Third-order intermodulation as a function of output power at 10 MHz tone spacing is shown in Figure 5 . The improvement in instantaneous bandwidth is further exemplified by the reduction of the difference between the upper and lower IM3.
The test fixture with a wider drain feed bar shows a reduced IM3 difference of less than 3 dB. The upper and lower fifth- and seventh-order intermodulation products in the same test fixture are also illustrated in Figure 6 .
The same improvement between the lower and upper IM3 can also be observed under a two-carrier W-CDMA test signal, as shown in Figure 7 . In the design with the wider drain bias structure, the results show the IM3 imbalance is less than 2 dB. For the original bias feed design, this imbalance is 5 dB. This effect might be better visualized by plotting the spectrum analyzer response over a wide range of output power levels. A snapshot at 38 W average power is displayed in Figure 8 . From this plot, it can be seen that the intermodulation of the two carriers is more balanced with the new feed structure. Also, the IM5 and IM7 of the two-carrier W-CDMA signals are reduced, thereby putting less demand on the pre-distorter error correction circuit.
This study has shown that a proper biasing structure on the drain feeds of LDMOS devices can bring better instantaneous bandwidth, thereby improving memory effects.

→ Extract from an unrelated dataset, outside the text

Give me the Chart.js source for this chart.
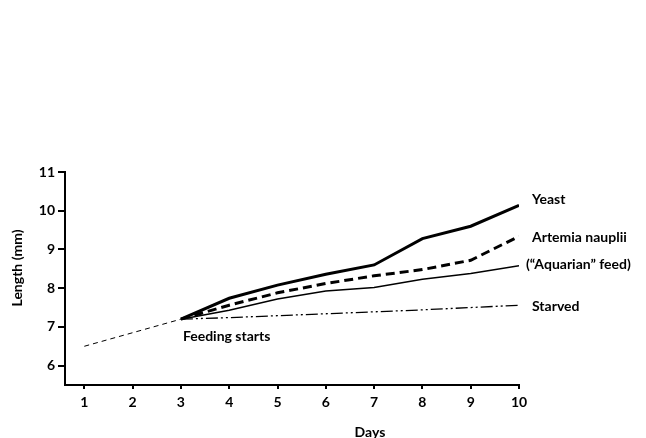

This results in better balanced lower and upper intermodulation products, as well as reduced fifth- and seventh-order nonlinearities. These improvements put less burden on the linearizer characteristics and allow better correction at the system level.
As the mechanisms that contribute to memory effects are better understood and analyzed, means to reduce them will gradually emerge leading to less complex, less costly and more efficient linearization techniques.
1. J. Kim and K. Konstantinou, "Digital Pre-distortion of Wideband Signal Based on Power Amplifier Model with Memory," Electronics Letters , Vol. 37, No. 23, November 2001.
2. P. Kennington, High Linearity RF Amplifier Design , Artech House Inc., Norwood, MA 2000.
3. J. Vuolevi, T. Rahkonen and J. Manninen, "Measurement Technique for Characterizing Memory Effects in RF Power Amplifiers," IEEE Transactions on Microwave Theory and Techniques , Vol. 49, No. 8, August 2001.